14 Responses to “A review of the Elecraft K-Pod”

  • Angelo DePalma, KD2HPQ:

    Would have been nice if you’d mentioned what the K3 actually is.

  • Omer, AD7DY:

    Elecraft K3 transceiver. You can look it up on the Elecraft website, pretty nice radio. Happy New Year!

  • Paul kc2nyu:

    Agree, cable far too short. User community needs to figure how we come up with longer cable fix.

    73 Paul

  • Mike VE3WDM:

    Good evening Angelo, very good point sometimes these things get past me.
    Happy New Year and thanks for stopping by Angelo.
    73,
    Mike

  • Mike VE3WDM:

    Hello Omar, it’s a great radio and I also have the Elecraft KX3 as well.
    73,
    Mike

  • Mike VE3WDM:

    Good evening Paul and very nice to hear from you, my fix was to go to Staples and pickup a longer cable. They are not cheap but all is good with the USB cable now.
    73,
    Mike

  • David WB4ONA:

    Elecraft wants $250 for this thing. It’s another $15 if you want the aux-out cable. What a rip-off.

  • Colin VK2JCC:

    All these bits and pieces as add-ons you have to have to make it operate?

    Seems to me that Elecraft is trying to play the game a bit like the Iphone keep the customer paying.

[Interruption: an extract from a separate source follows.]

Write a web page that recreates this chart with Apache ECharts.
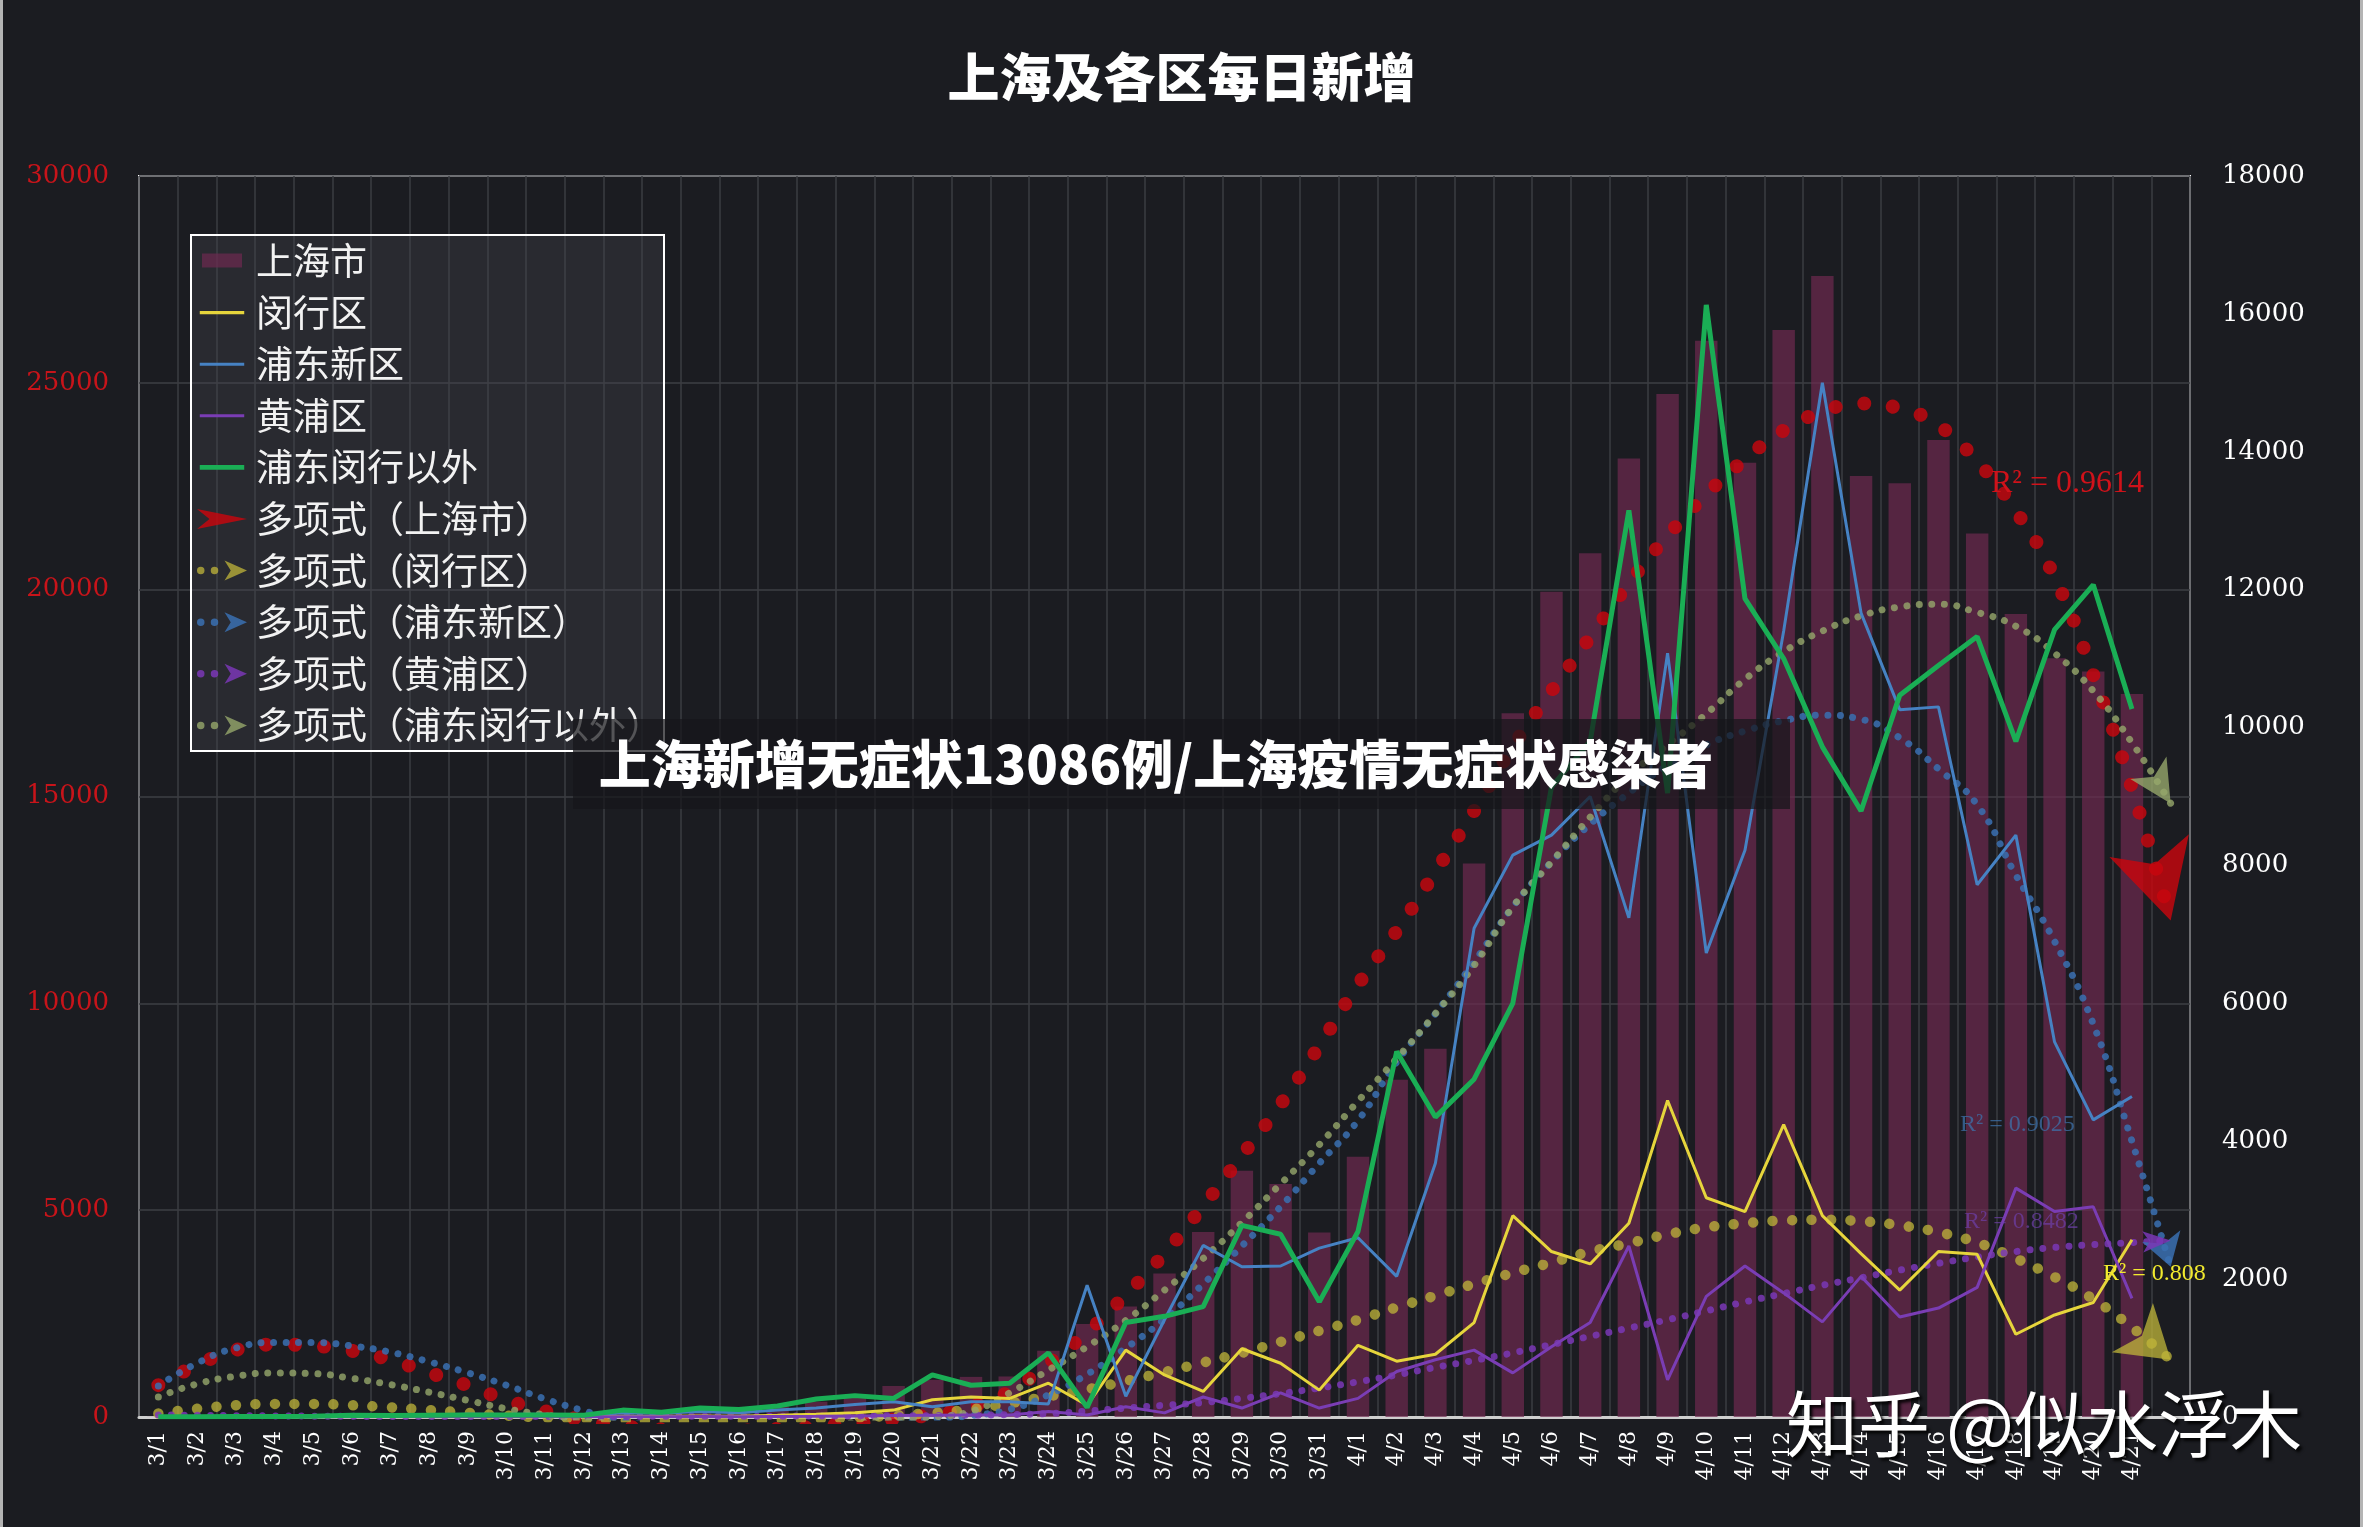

    The Yaesu FT817 is still out in front.

  • Mike VE3WDM:

    Good evening David, thanks for taking the time to comment. Yup the K-pod is 250.00 but it is an option that the buyer chooses to purchase, such as myself……well not really I didn’t purchase it was given to me as a gift. Would I had forked out the money for it, not sure? As for being a rip-off Im not to sure about that Elecraft makes very high quality products and this is just another.
    Happy New Year David and thanks for stopping by.
    73,
    Mike

  • Mike VE3WDM:

    Hello Collin, I hope my post was not misleading in a way that one thinks that the K-Pod is required for the K3 to operate? It is an add on that is some icing on the cake. Kinda like a car has steel rims but a nice add on would be chrome rims. Either way the car work just fine just as the Elecraft K3.
    As for Elecraft trying to keep the customer paying…..They offer rigs that have the ability to expand if the buyer wishes to do so. If you choose a stock K3, KX3 or KX2 the price is “X” amount but in time if you want to add to the rig to improve say by adding filtering, antenna tuner, 2nd independent receiver (K3) and so on you can. On the other hand if you purchase a rig from another manufacture it could mean selling what you have and buying new.
    As for keeping the FT817 yes it is a good rig and for sure there are not to many on the market like it. Elecraft just came out with the KX2 and it is another rig that can be put along side the FT817.
    Happy New Year Colin and thanks for stopping by and taking the time to comment.
    73,
    Mike

  • Tom K5AX:

    I bought the K-3 and it is fine for the RIT, but if you try to tune across the band with one, it keeps hanging up and you have to wait for the CPU to catch up with it.
    I watched the “processes” in the Task Manager but see no change in the CPU usage, I guess it is using its own CPU or the K3’s. Would love to be able to tune across the band freely. So my K-POD is an RIT decoration. Oh, I use it to turn on the RIT and a couple other features with its Macro buttons. But the tuning hang up ruins it. I just moved the k-3 a little closer for my short arms.

  • Tom K5AX:

    Corrections to above 12 March 2017 at 13:10 UTC Comment:
    “I bought a K-POD for my K-3 and it….

  • Lee, AA4GA:

    Good to know, Tom – thanks!

  • Geert Jan PE1HZG:

    The K-POD powers off the K3, no extra cable needed. For older K3 transceivers, you need to change a resistor in the K3, took me less than 5 minutes.

    Putting a longer cable on is easy: 6-pin flat phone cable and some 6-ping RJ12 connectors is all you need. I made a 6 ft cable with parts in my shack.

    I found that the tuning knob had too much friction and had to adjust. Also, the K-POD doesn’t work well if you don’t extend the feet because it will wobble – fix is to remove the standoff feet.

    I don’t have the tuning problems k5AX has but don’t use a PC on my K3.

    The macro manual could do with a re-write – having (conflicting) tables for K3, KX2 and KX3 in the same manual is confusing.